Neural-Swarm: Decentralized Close-Proximity Multirotor Control Using Learned Interactions

TL;DR

Neural-Swarm introduces a decentralized control method for multirotor swarms that leverages a neural network to accurately model aerodynamic interactions, enabling close-proximity flight with improved stability and reduced errors.

Contribution

The paper presents a novel neural network-based approach for modeling complex multirotor interactions, enabling stable close-proximity swarm control beyond traditional safety distances.

Findings

Significantly reduces height tracking errors compared to baseline controllers.

Demonstrates generalization of the learned model to larger swarm sizes.
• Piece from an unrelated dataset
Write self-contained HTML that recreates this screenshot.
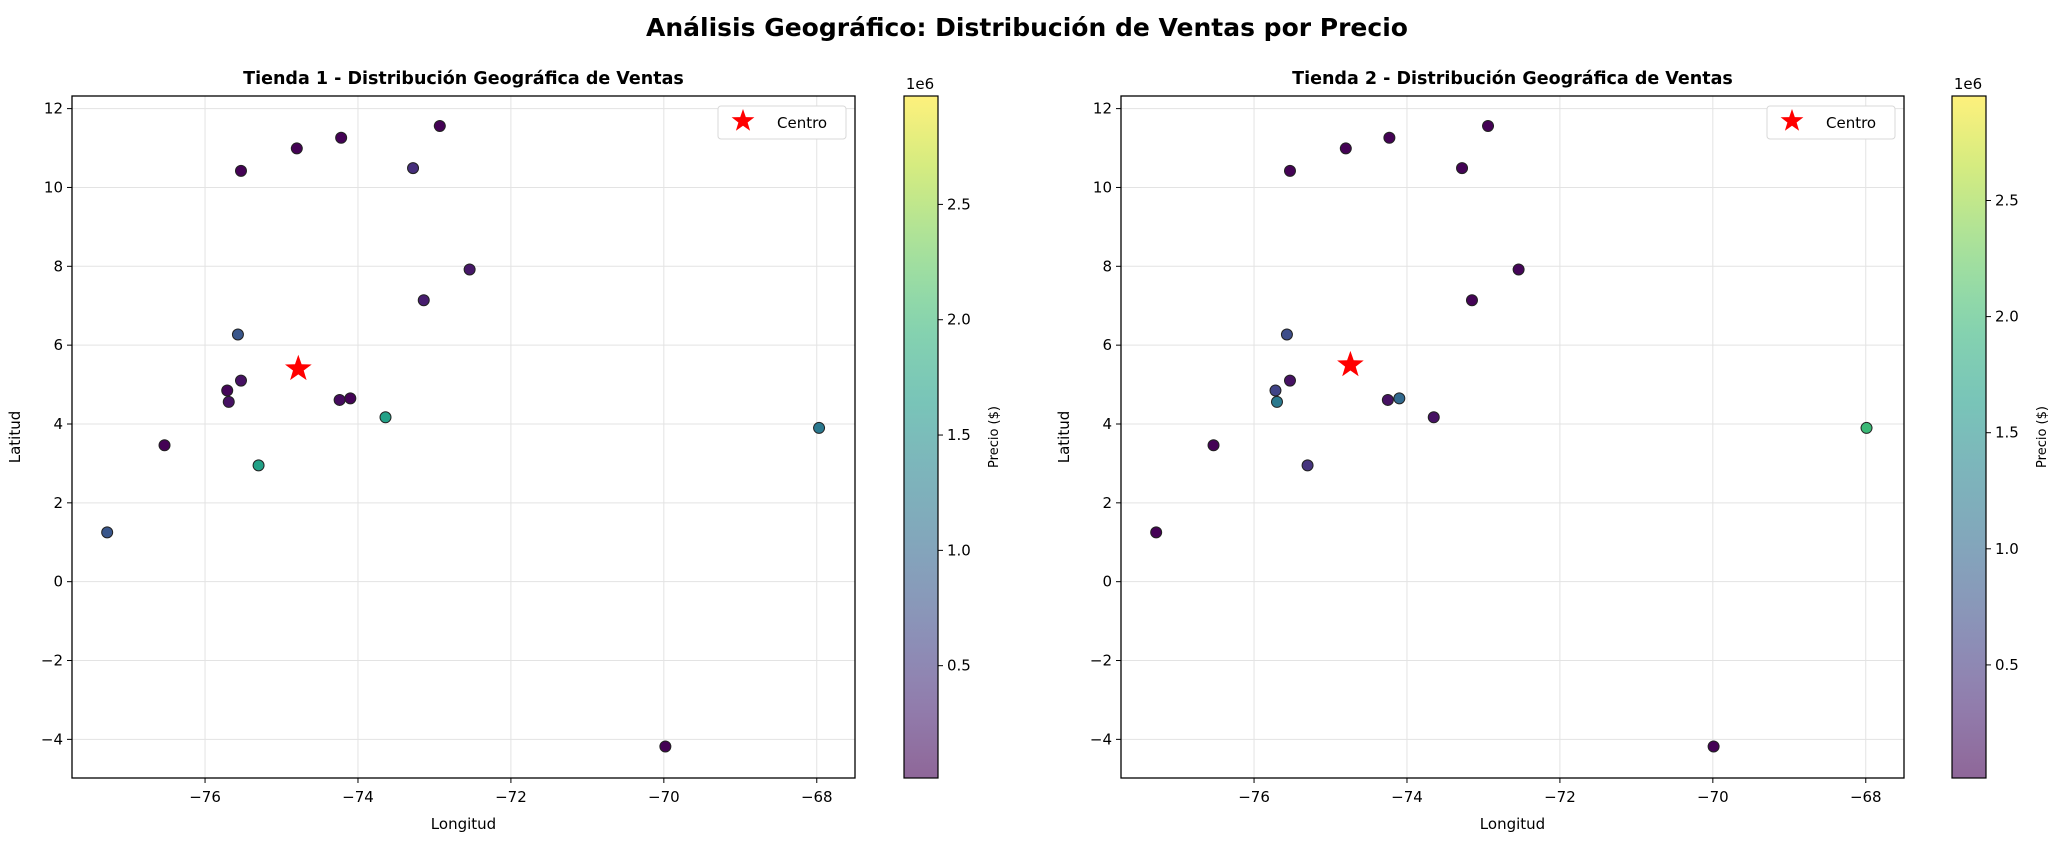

Achieves stable close-proximity flight in experimental tests.

Abstract

In this paper, we present Neural-Swarm, a nonlinear decentralized stable controller for close-proximity flight of multirotor swarms. Close-proximity control is challenging due to the complex aerodynamic interaction effects between multirotors, such as downwash from higher vehicles to lower ones. Conventional methods often fail to properly capture these interaction effects, resulting in controllers that must maintain large safety distances between vehicles, and thus are not capable of close-proximity flight. Our approach combines a nominal dynamics model with a regularized permutation-invariant Deep Neural Network (DNN) that accurately learns the high-order multi-vehicle interactions. We design a stable nonlinear tracking controller using the learned model. Experimental results demonstrate that the proposed controller significantly outperforms a baseline nonlinear tracking controller with up to four times smaller worst-case height tracking errors. We also empirically demonstrate the ability of our learned model to generalize to larger swarm sizes.